YOUR TASK >>
From the listing below, output the lines between the one with "Clone this chart in seaborn and matplotlib." and the one with "import seaborn as sns", including those two, and nothing else. Pictures are not copied.

SUPPLIED MATERIAL >>
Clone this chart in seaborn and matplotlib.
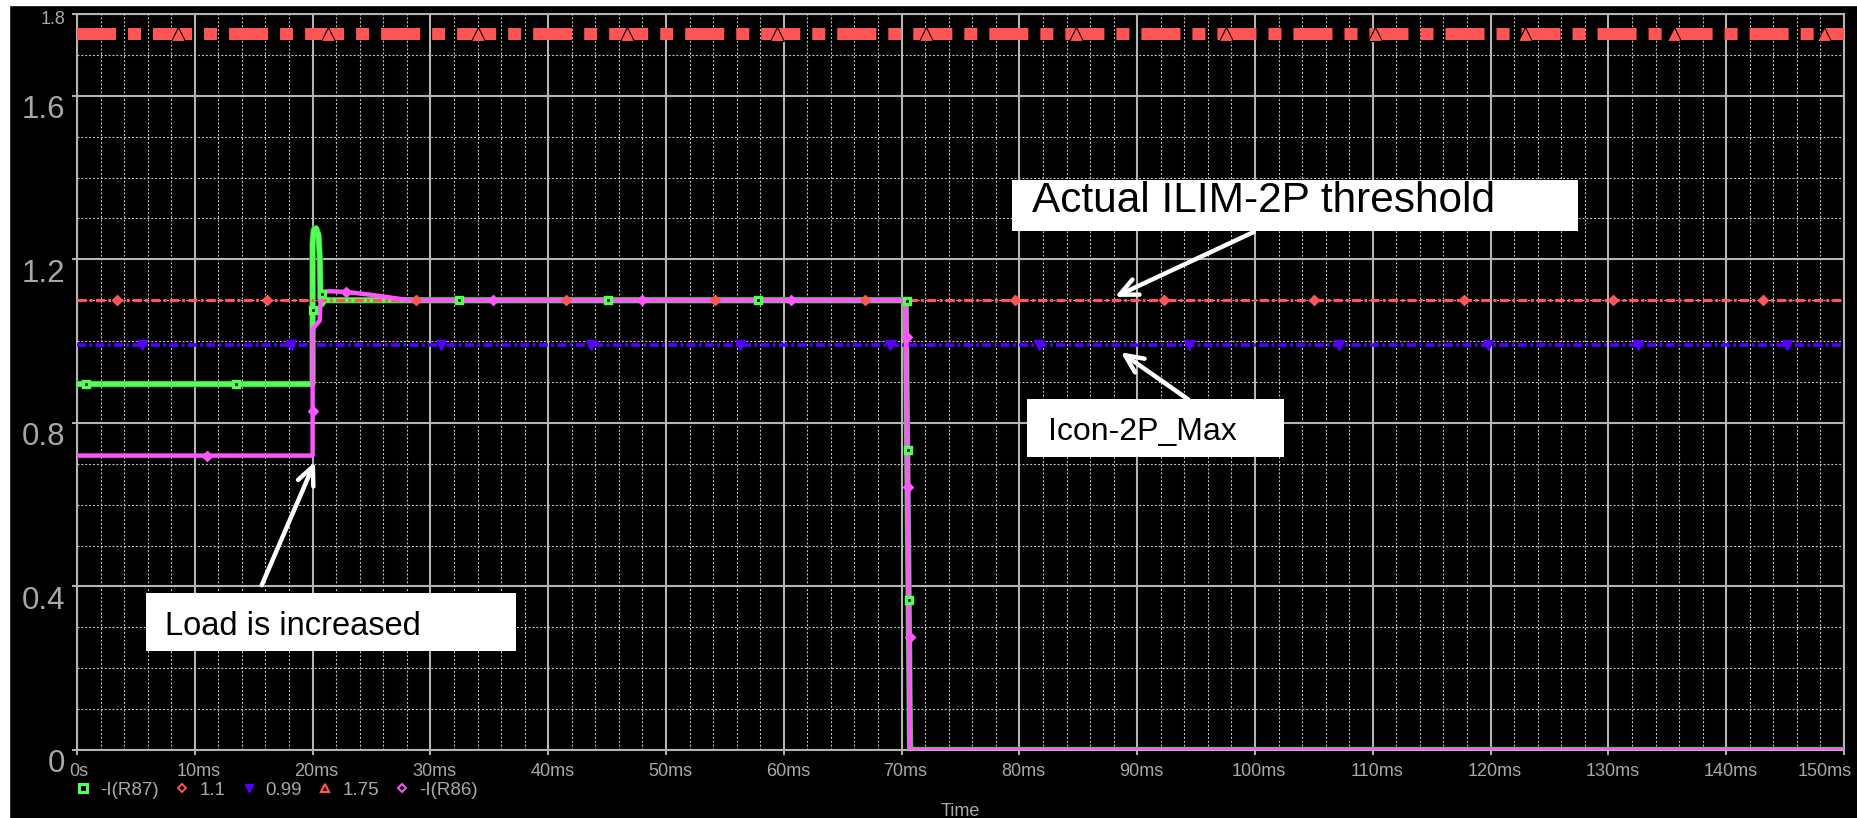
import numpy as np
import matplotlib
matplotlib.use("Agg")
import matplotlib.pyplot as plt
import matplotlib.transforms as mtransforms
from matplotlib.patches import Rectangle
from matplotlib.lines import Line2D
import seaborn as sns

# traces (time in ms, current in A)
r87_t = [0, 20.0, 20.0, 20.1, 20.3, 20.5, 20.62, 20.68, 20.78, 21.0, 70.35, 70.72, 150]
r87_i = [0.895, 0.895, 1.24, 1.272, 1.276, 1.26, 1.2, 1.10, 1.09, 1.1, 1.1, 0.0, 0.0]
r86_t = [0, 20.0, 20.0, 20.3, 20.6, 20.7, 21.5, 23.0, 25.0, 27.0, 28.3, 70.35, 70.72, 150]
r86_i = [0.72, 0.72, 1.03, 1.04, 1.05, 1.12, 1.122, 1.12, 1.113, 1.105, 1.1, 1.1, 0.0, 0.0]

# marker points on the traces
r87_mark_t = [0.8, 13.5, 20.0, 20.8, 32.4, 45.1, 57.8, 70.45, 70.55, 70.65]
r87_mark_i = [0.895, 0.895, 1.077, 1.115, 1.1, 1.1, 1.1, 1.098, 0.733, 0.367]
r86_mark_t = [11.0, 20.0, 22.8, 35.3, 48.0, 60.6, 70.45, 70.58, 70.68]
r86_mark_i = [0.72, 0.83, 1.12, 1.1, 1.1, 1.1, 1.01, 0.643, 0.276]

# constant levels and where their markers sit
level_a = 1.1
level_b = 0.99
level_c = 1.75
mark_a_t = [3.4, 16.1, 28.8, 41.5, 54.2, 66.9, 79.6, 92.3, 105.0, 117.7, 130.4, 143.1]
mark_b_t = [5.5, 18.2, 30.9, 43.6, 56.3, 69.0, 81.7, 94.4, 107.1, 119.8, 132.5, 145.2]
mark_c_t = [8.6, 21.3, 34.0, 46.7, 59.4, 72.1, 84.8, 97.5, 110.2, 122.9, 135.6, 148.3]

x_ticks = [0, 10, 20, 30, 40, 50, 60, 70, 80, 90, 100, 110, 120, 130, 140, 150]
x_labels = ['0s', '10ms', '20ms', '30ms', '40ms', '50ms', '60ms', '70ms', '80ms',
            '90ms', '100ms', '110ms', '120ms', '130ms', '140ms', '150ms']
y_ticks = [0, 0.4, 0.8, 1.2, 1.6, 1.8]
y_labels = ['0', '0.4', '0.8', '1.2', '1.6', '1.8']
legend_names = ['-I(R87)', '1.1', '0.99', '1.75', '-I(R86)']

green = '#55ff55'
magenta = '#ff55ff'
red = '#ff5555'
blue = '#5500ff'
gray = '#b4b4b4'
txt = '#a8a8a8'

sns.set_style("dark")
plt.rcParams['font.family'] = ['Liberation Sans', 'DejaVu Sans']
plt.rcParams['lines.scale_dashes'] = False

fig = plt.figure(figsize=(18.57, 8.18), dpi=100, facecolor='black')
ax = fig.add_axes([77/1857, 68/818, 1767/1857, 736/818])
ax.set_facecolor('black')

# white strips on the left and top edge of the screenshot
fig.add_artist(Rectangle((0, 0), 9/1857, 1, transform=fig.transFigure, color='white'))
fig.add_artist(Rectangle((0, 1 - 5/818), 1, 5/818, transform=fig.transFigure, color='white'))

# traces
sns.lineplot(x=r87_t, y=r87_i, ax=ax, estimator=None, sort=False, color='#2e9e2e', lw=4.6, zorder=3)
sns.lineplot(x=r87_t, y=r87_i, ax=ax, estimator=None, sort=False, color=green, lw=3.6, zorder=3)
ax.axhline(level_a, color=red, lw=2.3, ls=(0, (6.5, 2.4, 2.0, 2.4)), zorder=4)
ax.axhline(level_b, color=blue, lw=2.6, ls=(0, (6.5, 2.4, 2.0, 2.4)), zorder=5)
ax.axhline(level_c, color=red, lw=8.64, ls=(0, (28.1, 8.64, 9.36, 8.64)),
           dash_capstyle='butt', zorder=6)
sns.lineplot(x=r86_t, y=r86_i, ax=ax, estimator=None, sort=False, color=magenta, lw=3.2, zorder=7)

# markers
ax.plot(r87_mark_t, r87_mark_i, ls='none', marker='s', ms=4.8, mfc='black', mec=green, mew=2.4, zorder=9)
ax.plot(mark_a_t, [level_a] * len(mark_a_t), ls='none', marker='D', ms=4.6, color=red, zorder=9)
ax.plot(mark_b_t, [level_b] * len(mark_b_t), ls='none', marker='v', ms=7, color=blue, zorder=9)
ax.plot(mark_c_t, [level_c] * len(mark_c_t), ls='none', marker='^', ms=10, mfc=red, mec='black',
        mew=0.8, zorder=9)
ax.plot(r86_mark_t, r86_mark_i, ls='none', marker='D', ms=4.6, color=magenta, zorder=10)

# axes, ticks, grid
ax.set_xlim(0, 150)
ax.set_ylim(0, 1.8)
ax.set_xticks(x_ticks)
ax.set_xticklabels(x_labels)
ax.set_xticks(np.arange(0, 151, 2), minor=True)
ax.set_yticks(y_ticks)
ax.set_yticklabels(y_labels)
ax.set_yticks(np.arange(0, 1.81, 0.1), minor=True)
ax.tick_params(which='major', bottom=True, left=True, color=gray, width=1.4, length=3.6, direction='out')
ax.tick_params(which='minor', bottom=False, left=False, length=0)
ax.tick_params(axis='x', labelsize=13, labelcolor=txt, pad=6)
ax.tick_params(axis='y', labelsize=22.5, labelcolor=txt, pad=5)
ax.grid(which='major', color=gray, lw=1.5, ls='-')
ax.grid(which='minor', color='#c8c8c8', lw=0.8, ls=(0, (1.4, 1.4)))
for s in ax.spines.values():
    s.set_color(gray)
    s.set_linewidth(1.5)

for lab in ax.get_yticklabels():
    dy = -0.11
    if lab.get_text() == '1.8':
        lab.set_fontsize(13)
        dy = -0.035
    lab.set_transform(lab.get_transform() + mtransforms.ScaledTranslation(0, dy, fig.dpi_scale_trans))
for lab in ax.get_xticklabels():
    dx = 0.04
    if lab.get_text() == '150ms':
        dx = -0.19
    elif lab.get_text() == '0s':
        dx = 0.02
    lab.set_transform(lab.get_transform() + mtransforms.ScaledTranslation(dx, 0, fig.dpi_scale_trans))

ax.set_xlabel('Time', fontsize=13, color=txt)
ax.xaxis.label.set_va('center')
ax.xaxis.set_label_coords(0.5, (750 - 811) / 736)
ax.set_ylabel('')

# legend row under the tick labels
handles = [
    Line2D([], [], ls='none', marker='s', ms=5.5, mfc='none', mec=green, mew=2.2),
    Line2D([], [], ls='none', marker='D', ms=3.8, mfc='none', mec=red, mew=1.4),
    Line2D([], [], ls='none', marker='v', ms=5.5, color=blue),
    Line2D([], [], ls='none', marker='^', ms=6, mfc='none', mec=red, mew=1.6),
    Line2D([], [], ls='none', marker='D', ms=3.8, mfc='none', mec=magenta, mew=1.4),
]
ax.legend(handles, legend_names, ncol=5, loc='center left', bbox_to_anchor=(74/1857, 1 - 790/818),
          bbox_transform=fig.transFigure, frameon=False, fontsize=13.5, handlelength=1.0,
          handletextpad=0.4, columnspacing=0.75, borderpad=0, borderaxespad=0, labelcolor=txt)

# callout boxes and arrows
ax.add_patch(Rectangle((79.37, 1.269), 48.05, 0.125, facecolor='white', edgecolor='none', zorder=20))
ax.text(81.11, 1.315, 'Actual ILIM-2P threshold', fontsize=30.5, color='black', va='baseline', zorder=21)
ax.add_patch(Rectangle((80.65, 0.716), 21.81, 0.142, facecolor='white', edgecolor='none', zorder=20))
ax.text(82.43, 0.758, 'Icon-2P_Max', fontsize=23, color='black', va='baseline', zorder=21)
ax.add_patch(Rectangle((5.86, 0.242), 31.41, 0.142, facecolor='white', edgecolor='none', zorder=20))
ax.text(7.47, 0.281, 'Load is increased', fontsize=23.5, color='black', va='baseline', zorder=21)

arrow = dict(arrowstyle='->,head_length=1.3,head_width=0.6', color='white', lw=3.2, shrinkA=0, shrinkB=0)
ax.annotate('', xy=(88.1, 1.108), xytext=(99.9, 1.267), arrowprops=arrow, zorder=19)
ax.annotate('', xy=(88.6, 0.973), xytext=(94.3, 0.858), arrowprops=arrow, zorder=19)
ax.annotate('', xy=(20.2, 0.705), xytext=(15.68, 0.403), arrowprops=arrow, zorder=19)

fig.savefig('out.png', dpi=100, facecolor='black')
...
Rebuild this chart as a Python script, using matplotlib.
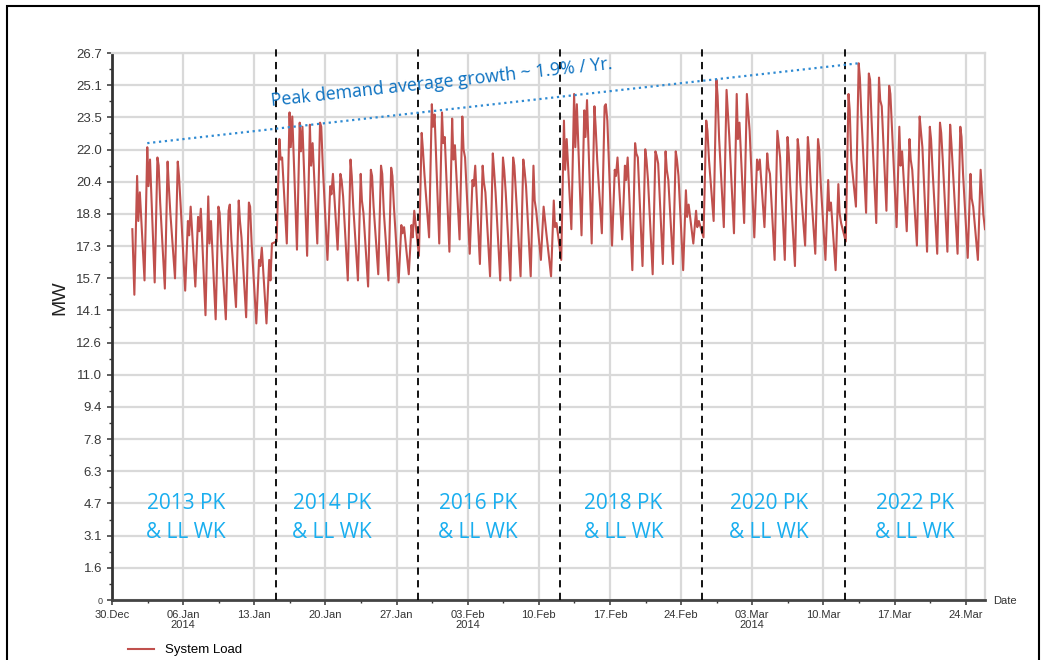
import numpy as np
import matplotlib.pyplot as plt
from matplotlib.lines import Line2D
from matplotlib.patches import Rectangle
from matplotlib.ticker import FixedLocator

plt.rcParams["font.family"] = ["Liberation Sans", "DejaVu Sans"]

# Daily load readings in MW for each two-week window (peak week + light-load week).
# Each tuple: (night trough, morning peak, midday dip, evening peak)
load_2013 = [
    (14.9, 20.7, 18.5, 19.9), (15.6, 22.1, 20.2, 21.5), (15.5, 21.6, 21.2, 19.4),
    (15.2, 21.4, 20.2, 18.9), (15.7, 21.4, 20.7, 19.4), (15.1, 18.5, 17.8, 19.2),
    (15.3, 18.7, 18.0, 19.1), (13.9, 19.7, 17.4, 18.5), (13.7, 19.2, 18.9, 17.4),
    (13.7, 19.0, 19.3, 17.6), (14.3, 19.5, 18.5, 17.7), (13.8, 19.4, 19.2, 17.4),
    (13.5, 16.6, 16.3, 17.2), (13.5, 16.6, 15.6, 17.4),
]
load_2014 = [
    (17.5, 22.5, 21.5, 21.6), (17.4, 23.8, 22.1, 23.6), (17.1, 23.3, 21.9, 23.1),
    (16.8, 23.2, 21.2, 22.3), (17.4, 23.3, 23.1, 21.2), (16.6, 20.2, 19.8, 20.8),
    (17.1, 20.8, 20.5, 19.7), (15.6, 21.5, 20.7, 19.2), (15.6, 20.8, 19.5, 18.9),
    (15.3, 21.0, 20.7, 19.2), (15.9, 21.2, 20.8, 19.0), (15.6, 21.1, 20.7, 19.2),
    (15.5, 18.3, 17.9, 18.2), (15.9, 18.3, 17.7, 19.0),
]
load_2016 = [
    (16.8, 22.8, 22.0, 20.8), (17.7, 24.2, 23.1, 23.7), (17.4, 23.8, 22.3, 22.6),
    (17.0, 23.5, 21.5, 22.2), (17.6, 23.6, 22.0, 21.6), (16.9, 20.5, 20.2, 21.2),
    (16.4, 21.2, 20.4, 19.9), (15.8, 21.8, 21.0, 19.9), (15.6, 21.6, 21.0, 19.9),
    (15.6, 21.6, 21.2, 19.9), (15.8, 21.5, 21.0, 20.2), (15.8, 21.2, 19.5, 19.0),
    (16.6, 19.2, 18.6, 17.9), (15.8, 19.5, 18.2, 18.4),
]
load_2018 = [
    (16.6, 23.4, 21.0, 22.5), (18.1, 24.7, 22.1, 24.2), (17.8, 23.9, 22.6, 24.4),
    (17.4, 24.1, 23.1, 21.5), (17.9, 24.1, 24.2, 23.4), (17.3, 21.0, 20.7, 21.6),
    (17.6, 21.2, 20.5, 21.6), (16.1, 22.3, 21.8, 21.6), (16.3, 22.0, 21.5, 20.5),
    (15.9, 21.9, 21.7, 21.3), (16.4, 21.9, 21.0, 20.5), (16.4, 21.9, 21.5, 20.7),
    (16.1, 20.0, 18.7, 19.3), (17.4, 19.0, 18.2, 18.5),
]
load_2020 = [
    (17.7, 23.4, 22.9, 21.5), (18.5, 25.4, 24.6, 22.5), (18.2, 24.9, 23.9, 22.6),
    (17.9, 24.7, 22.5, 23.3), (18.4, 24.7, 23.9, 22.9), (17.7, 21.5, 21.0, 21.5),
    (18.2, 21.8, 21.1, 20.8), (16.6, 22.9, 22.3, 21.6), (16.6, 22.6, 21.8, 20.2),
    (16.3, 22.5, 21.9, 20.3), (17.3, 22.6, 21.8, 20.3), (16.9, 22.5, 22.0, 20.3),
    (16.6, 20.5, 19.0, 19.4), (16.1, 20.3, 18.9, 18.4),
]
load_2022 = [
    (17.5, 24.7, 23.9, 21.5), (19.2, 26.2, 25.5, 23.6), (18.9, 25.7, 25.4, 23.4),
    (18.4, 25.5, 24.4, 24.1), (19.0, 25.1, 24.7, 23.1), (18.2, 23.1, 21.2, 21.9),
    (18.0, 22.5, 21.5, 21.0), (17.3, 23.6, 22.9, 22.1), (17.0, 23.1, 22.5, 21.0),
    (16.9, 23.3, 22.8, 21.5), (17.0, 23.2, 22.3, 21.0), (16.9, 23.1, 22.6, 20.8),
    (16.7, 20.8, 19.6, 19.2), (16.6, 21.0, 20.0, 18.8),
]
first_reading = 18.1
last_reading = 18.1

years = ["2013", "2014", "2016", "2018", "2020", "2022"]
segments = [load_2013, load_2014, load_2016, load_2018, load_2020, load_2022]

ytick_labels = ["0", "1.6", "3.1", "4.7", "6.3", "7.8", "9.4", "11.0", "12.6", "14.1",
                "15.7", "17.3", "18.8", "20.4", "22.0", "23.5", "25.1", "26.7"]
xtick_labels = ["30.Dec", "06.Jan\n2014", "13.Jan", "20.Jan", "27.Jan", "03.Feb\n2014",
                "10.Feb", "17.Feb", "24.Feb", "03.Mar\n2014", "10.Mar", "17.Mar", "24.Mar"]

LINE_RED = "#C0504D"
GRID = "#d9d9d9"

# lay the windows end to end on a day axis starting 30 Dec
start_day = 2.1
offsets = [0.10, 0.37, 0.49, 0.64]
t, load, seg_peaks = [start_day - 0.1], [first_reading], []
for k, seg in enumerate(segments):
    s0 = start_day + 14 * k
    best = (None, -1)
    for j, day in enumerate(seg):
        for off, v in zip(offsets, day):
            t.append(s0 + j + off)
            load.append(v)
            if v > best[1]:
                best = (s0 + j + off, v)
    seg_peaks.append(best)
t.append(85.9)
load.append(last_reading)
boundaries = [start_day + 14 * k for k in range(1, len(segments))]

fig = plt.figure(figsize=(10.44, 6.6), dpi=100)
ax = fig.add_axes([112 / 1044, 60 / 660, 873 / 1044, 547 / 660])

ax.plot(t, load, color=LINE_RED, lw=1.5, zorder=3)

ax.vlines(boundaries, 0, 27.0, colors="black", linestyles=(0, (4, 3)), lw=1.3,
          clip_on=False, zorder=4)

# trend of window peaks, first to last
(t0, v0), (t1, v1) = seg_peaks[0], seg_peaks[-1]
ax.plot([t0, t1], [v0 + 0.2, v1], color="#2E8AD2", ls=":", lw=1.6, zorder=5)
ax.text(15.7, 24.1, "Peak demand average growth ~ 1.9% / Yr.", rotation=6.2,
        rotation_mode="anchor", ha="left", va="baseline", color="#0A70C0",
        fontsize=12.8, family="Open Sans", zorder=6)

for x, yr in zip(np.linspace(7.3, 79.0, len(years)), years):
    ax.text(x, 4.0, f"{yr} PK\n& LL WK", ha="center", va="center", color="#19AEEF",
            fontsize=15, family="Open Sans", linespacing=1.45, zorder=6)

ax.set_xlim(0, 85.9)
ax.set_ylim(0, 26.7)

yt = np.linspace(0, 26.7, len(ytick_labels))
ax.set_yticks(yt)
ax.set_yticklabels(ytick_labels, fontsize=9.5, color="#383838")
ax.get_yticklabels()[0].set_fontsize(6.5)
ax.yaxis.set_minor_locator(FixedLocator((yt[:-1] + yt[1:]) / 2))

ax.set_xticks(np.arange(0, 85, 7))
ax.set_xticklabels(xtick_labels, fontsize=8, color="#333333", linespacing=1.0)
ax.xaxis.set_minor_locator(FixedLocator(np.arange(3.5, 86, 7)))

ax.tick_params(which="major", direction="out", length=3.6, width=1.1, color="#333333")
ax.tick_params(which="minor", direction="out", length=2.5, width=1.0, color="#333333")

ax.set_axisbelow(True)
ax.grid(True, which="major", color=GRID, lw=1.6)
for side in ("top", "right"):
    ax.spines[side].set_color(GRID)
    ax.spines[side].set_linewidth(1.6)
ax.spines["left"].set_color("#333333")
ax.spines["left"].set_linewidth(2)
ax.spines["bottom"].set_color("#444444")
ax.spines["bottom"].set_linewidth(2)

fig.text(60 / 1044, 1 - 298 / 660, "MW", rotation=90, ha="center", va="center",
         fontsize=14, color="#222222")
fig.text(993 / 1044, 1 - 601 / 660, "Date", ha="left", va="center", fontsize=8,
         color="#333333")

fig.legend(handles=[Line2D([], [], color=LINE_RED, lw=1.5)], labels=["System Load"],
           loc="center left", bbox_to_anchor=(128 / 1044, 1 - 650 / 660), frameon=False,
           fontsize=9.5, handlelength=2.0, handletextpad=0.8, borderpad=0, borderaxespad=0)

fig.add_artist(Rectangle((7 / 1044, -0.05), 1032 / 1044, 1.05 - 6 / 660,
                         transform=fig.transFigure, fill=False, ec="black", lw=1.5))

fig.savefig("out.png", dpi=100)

FINISHED ANSWER >>
Clone this chart in seaborn and matplotlib.
import numpy as np
import matplotlib
matplotlib.use("Agg")
import matplotlib.pyplot as plt
import matplotlib.transforms as mtransforms
from matplotlib.patches import Rectangle
from matplotlib.lines import Line2D
import seaborn as sns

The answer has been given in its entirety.